Given problem: Each entry below should be echoed exactly, with pictures omitted.

Source data:
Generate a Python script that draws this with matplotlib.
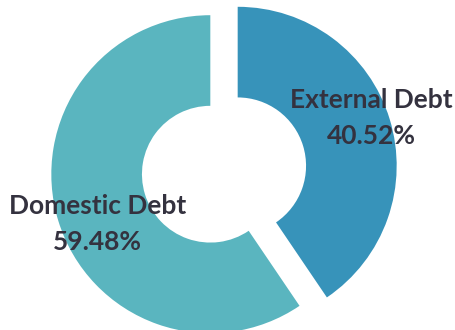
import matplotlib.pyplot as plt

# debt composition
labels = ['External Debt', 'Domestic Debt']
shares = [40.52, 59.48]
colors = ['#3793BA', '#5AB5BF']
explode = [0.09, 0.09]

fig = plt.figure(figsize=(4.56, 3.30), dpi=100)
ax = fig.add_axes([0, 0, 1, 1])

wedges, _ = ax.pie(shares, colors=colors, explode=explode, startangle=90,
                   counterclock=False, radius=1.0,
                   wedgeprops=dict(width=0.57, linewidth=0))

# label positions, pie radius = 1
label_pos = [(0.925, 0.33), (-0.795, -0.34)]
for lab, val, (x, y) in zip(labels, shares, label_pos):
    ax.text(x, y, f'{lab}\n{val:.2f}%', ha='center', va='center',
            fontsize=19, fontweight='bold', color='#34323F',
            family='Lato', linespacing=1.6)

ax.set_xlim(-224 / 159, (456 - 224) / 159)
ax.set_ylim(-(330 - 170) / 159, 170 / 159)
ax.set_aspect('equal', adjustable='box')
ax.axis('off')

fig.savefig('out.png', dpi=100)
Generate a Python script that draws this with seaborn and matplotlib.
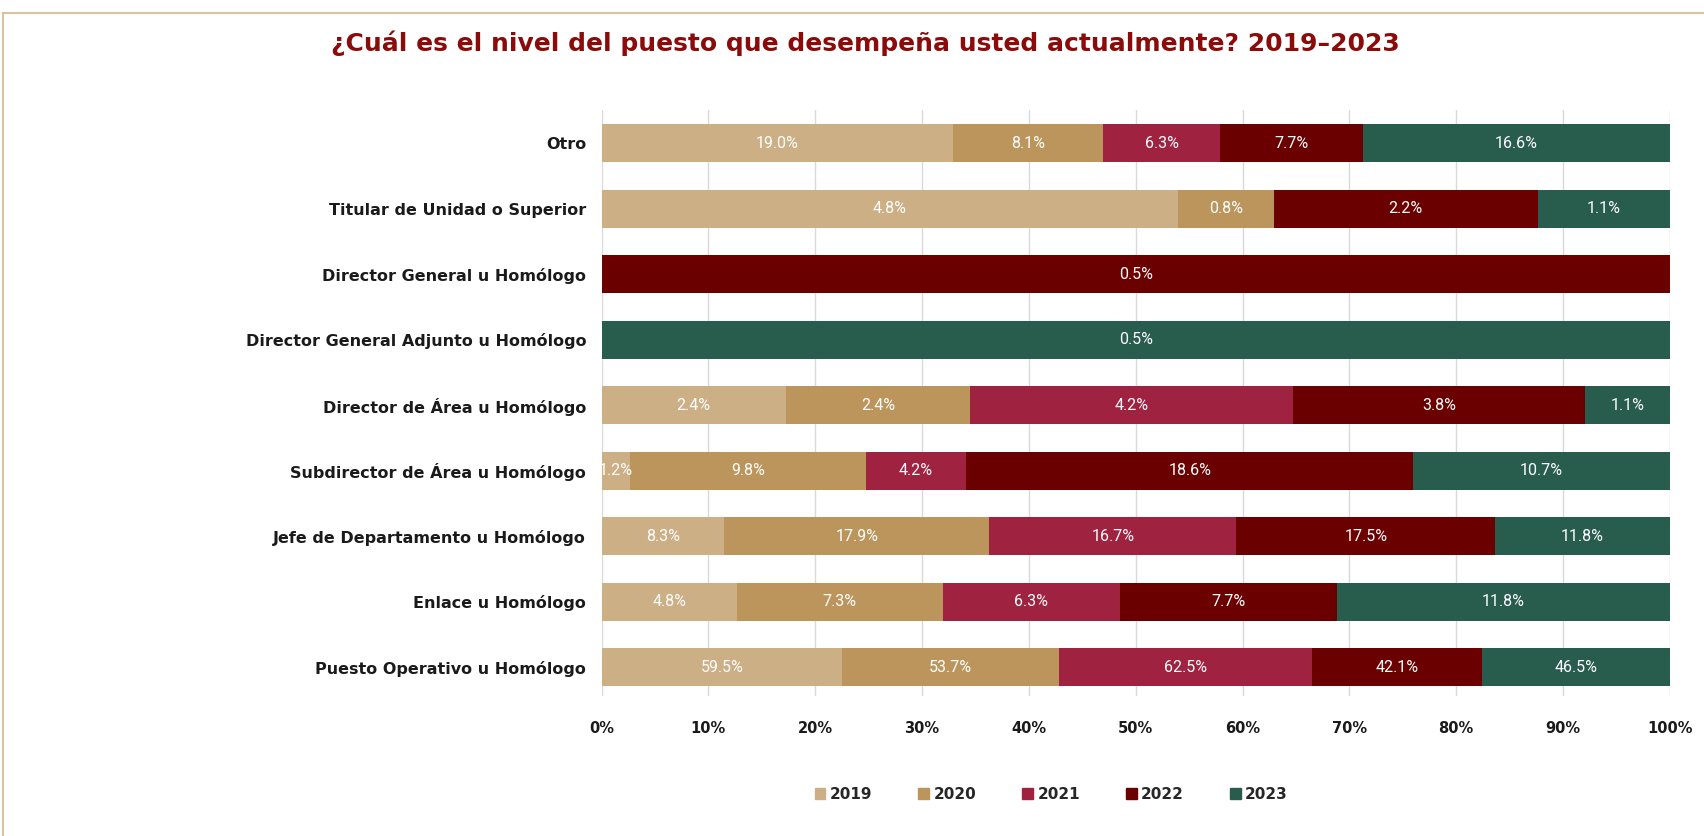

Final result:
Generate a Python script that draws this with matplotlib.
import matplotlib.pyplot as plt

# debt composition
labels = ['External Debt', 'Domestic Debt']
shares = [40.52, 59.48]
colors = ['#3793BA', '#5AB5BF']
explode = [0.09, 0.09]

fig = plt.figure(figsize=(4.56, 3.30), dpi=100)
ax = fig.add_axes([0, 0, 1, 1])

wedges, _ = ax.pie(shares, colors=colors, explode=explode, startangle=90,
                   counterclock=False, radius=1.0,
                   wedgeprops=dict(width=0.57, linewidth=0))

# label positions, pie radius = 1
label_pos = [(0.925, 0.33), (-0.795, -0.34)]
for lab, val, (x, y) in zip(labels, shares, label_pos):
    ax.text(x, y, f'{lab}\n{val:.2f}%', ha='center', va='center',
            fontsize=19, fontweight='bold', color='#34323F',
            family='Lato', linespacing=1.6)

ax.set_xlim(-224 / 159, (456 - 224) / 159)
ax.set_ylim(-(330 - 170) / 159, 170 / 159)
ax.set_aspect('equal', adjustable='box')
ax.axis('off')

fig.savefig('out.png', dpi=100)
Generate a Python script that draws this with seaborn and matplotlib.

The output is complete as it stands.